• Rows:
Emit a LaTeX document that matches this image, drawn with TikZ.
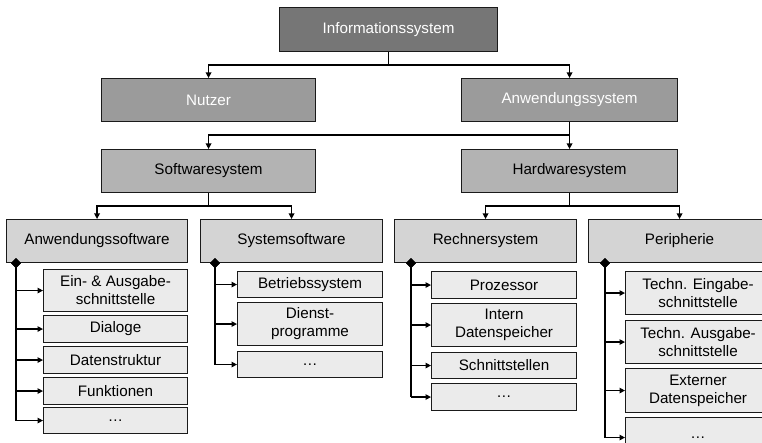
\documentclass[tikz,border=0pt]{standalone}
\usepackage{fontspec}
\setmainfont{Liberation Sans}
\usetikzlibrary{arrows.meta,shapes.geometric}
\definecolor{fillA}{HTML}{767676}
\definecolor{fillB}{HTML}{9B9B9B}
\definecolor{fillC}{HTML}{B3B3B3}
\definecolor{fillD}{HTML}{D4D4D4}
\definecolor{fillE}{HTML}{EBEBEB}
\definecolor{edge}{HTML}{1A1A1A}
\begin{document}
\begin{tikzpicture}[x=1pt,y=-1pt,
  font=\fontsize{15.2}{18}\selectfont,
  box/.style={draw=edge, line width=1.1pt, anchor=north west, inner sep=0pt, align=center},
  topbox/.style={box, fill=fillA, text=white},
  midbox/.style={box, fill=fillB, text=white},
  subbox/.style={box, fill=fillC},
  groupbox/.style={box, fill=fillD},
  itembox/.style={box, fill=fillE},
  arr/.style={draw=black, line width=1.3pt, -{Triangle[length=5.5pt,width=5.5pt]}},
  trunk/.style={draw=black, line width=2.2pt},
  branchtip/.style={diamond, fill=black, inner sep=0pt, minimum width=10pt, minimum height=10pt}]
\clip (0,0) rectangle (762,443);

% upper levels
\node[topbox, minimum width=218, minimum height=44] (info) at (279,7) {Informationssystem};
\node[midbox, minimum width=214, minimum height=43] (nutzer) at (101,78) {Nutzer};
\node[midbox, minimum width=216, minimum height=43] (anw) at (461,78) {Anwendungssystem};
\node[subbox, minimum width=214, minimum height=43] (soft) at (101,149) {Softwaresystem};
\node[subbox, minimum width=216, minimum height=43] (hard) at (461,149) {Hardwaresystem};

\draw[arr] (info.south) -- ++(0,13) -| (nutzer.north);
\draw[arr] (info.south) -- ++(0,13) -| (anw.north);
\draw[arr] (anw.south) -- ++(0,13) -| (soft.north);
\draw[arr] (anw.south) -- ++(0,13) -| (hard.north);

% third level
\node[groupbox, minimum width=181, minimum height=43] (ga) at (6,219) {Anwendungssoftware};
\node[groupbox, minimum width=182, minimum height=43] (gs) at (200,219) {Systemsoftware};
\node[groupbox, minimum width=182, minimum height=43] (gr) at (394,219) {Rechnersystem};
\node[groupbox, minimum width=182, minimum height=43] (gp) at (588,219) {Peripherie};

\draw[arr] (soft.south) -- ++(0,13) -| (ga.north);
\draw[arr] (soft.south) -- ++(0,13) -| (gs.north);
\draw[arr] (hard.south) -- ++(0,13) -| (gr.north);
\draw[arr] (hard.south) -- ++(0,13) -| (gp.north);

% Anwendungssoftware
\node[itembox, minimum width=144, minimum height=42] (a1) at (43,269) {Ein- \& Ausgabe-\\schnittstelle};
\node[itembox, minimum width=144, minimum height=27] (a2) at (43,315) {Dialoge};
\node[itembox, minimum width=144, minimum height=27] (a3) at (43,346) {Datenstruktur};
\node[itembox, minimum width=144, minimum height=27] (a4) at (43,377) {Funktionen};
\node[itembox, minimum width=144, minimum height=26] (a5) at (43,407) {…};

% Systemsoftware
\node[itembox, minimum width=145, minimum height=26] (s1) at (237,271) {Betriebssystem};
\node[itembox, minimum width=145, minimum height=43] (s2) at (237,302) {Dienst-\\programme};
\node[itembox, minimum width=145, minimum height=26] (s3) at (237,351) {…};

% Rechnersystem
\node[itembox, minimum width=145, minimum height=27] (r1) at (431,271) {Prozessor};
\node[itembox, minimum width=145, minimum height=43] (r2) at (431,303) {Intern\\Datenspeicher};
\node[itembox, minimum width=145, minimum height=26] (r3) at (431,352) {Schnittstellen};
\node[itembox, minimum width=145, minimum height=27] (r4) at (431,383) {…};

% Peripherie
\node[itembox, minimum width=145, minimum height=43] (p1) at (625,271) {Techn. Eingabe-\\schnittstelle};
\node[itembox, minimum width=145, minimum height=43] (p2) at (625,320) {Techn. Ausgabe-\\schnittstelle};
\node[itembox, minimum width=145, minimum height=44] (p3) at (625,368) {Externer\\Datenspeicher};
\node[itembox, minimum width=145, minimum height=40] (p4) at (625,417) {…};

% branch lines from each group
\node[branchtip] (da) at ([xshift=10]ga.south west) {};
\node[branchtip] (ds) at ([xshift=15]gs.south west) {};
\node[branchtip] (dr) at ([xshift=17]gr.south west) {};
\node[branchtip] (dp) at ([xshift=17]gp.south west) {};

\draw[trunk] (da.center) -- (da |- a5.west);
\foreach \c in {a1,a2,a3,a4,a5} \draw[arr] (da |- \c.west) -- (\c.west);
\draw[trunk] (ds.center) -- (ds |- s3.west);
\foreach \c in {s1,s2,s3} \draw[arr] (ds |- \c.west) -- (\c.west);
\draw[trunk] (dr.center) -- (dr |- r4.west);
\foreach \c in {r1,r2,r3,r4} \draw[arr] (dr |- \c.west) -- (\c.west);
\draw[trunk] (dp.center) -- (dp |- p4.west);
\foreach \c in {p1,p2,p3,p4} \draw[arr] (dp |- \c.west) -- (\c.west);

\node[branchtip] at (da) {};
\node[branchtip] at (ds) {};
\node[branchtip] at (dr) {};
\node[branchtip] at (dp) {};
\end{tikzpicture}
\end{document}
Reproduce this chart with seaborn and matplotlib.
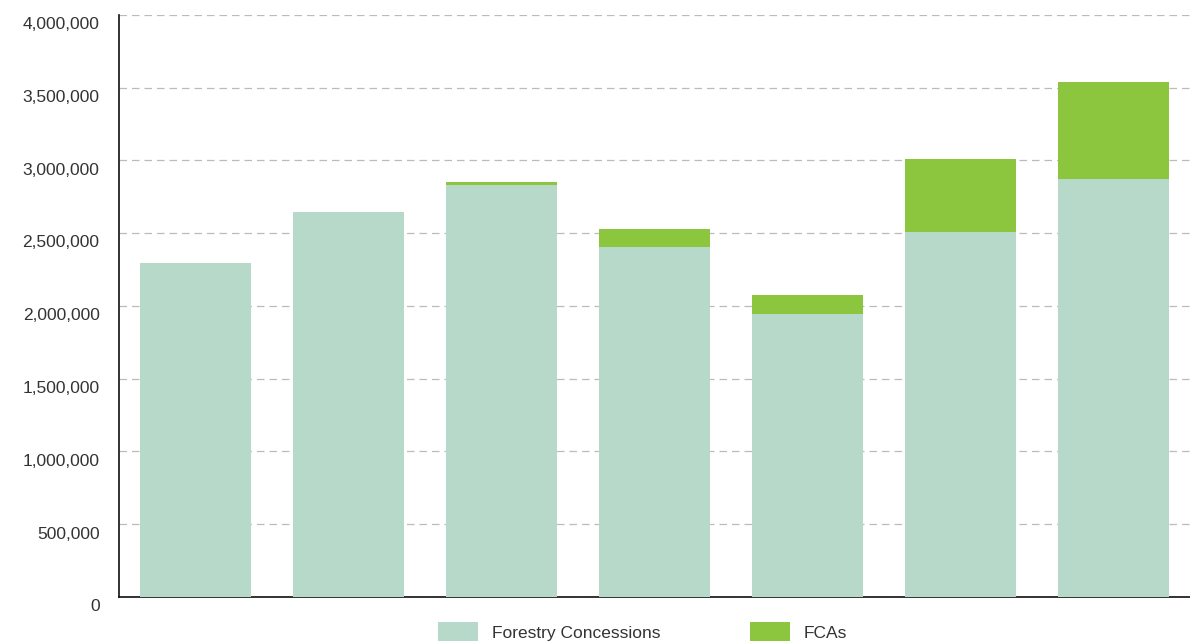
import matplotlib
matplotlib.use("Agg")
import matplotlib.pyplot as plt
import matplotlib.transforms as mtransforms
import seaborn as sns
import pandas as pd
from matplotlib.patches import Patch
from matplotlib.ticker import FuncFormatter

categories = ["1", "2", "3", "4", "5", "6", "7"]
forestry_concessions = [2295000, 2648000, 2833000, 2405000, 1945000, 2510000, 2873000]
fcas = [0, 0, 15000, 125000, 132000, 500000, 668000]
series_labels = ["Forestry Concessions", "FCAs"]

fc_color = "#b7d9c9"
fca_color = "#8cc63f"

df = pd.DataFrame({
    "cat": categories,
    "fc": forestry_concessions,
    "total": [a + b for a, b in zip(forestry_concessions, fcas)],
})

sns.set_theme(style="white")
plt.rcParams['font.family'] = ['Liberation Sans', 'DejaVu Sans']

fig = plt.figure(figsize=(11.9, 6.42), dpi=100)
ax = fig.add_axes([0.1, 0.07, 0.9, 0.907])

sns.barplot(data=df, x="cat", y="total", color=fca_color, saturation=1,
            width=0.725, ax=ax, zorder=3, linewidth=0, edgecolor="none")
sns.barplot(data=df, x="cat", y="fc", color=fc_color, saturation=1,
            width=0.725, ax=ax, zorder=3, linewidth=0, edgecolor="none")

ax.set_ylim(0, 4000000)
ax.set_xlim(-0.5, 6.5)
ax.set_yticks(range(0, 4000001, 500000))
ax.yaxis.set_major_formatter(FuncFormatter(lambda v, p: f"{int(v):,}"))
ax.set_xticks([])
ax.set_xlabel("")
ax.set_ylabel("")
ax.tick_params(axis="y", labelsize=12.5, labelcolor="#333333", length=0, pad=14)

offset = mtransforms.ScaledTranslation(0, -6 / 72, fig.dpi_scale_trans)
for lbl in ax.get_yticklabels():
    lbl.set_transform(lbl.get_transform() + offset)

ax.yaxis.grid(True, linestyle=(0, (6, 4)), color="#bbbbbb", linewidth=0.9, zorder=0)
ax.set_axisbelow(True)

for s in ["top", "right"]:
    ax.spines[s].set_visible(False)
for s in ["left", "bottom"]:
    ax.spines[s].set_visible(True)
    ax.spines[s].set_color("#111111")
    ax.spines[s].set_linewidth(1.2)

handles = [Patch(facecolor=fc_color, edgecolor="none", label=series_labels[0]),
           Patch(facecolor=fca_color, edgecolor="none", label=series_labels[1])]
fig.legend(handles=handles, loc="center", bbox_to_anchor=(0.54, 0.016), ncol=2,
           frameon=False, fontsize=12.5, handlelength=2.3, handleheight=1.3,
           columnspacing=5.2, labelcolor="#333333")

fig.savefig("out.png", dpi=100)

• Given request:
Keep to the stretch from the line containing "Reproduce this chart" through the line containing "from matplotlib.ticker import FuncFormatter", both ends included, and copy it exactly from the listing above, minus the pictures.

• Exercise output:
Reproduce this chart with seaborn and matplotlib.
import matplotlib
matplotlib.use("Agg")
import matplotlib.pyplot as plt
import matplotlib.transforms as mtransforms
import seaborn as sns
import pandas as pd
from matplotlib.patches import Patch
from matplotlib.ticker import FuncFormatter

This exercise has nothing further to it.